— Objective —
Using the listing below, set down each line from the line containing "Write the matplotlib code for this chart." through the line containing "plt.rcParams['font.family'] = ['Liberation", both ends included, exactly and with nothing added.

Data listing

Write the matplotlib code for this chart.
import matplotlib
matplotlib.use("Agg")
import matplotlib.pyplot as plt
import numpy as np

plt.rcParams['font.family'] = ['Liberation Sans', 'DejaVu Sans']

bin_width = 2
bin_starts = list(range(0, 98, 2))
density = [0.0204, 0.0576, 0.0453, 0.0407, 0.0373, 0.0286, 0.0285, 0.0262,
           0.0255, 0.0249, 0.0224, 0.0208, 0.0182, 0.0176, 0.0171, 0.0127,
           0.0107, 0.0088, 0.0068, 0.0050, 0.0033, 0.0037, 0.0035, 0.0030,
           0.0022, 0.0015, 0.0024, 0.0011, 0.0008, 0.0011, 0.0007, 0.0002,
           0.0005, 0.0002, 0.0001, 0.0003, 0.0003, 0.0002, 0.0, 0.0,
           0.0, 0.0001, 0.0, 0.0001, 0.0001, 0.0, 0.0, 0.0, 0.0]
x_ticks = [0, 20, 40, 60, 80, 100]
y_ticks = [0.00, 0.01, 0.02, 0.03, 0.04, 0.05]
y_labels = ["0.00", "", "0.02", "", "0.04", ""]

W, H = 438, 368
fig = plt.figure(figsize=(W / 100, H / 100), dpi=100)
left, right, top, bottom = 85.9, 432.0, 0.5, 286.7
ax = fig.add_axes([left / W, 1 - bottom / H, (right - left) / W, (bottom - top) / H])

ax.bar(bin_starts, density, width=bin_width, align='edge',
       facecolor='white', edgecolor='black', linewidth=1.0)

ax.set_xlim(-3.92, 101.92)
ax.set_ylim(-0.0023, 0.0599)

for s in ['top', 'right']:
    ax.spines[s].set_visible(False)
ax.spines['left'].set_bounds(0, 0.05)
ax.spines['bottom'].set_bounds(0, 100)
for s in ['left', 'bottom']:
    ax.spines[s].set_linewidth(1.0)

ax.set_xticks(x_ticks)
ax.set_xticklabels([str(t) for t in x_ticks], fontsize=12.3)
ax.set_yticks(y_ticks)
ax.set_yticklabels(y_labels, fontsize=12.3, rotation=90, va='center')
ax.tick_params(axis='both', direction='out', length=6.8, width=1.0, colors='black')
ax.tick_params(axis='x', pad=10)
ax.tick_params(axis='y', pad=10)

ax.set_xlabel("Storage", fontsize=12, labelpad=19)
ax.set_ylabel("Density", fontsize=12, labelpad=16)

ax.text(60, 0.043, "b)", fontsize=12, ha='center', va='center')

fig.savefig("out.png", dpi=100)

* * *

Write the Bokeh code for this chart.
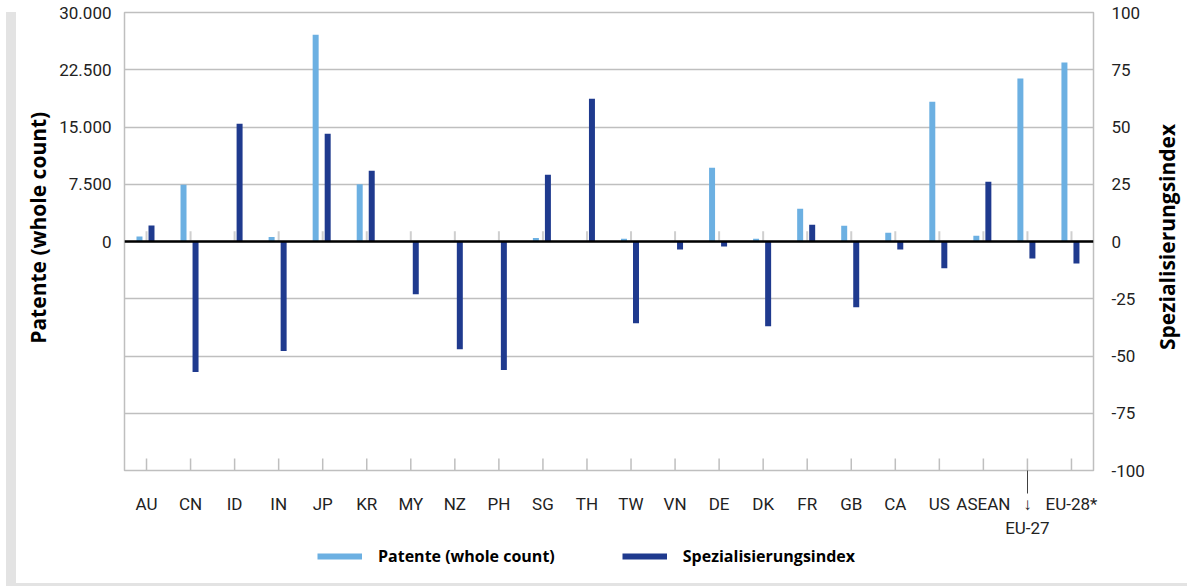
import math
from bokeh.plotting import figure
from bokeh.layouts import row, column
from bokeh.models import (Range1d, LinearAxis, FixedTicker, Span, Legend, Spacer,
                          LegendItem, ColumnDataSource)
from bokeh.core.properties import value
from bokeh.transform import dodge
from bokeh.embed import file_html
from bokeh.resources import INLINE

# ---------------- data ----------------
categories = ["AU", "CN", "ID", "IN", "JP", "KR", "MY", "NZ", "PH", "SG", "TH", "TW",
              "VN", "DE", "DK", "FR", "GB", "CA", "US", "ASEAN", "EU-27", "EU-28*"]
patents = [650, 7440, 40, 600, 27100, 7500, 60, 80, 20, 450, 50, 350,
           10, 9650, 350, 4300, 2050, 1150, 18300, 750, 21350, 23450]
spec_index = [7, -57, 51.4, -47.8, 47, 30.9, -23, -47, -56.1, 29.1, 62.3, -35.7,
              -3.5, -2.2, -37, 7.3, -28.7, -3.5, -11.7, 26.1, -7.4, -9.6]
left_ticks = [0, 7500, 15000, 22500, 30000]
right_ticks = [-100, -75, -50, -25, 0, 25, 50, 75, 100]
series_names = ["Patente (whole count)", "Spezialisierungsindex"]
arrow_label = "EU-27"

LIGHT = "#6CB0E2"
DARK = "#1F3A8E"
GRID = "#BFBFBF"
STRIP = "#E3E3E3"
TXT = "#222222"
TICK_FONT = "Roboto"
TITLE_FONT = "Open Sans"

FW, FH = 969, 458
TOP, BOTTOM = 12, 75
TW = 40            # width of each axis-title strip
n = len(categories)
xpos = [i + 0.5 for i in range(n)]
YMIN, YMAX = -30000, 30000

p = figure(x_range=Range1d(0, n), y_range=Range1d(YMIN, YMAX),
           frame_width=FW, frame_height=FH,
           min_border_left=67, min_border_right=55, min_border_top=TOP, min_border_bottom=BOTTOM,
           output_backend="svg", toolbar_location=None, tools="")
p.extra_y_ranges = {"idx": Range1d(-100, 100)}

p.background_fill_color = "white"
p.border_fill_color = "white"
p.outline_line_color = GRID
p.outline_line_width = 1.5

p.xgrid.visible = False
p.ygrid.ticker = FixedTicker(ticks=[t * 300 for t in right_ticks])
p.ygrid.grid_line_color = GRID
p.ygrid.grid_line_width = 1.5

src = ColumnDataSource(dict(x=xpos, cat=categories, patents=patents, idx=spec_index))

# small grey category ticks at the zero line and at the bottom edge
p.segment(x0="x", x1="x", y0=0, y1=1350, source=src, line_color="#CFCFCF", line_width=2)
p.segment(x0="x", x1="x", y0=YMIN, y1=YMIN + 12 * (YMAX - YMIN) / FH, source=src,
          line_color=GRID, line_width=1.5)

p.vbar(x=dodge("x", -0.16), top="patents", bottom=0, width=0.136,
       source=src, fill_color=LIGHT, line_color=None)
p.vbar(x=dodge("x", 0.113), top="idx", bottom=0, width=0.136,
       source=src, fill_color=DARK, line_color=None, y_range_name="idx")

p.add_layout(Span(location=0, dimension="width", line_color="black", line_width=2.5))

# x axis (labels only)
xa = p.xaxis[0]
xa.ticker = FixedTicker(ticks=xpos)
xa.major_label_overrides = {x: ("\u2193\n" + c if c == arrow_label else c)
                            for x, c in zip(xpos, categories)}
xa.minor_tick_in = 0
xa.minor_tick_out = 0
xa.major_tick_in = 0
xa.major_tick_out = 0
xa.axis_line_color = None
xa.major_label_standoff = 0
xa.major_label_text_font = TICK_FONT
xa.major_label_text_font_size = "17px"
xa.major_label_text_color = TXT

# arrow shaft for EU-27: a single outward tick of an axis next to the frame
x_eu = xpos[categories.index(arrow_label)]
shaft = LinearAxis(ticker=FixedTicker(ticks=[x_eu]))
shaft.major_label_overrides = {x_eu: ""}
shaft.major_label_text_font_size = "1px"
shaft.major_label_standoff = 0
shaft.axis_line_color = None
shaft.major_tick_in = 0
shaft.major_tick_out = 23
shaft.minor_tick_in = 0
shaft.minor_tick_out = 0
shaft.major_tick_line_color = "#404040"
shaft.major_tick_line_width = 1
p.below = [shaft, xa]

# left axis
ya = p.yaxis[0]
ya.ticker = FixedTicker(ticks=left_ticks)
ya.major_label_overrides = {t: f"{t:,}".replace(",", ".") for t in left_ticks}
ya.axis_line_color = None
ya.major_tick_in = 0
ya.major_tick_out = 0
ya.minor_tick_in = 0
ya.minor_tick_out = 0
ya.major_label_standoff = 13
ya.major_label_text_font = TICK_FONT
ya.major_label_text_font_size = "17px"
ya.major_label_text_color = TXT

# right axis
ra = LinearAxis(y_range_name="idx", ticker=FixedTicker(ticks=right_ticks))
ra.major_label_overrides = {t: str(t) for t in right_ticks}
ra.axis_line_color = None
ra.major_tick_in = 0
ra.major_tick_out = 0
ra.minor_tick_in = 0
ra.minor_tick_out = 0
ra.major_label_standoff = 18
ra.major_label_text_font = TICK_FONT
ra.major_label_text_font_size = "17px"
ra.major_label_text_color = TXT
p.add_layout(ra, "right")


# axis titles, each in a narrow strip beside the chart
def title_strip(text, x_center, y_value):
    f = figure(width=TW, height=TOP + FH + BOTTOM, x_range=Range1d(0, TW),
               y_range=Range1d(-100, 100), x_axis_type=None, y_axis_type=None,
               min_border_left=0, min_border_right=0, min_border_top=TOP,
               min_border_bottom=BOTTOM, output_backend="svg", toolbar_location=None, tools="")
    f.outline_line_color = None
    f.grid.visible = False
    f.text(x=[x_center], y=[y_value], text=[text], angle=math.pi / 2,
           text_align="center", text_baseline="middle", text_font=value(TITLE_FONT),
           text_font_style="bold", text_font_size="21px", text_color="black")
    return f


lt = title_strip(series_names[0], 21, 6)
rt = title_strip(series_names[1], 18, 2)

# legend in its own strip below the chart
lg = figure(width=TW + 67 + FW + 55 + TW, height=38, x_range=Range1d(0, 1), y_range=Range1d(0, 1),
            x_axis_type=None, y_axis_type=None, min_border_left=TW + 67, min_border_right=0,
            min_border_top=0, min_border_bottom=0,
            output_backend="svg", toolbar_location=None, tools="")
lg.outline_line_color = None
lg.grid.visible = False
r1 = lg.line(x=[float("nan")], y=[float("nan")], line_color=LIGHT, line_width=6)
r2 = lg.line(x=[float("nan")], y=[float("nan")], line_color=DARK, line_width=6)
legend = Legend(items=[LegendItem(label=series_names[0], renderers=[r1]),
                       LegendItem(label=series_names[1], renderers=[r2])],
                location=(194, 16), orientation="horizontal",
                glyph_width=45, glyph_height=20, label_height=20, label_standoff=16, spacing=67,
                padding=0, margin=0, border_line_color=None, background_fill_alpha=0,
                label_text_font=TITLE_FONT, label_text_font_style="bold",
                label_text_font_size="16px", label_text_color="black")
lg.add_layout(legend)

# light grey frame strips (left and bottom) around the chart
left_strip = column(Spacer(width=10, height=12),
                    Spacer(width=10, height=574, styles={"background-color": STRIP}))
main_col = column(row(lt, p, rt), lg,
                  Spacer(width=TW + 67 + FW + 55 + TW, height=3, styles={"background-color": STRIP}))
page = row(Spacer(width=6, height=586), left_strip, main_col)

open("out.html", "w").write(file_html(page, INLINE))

— Solution to this exercise —
Write the matplotlib code for this chart.
import matplotlib
matplotlib.use("Agg")
import matplotlib.pyplot as plt
import numpy as np

plt.rcParams['font.family'] = ['Liberation Sans', 'DejaVu Sans']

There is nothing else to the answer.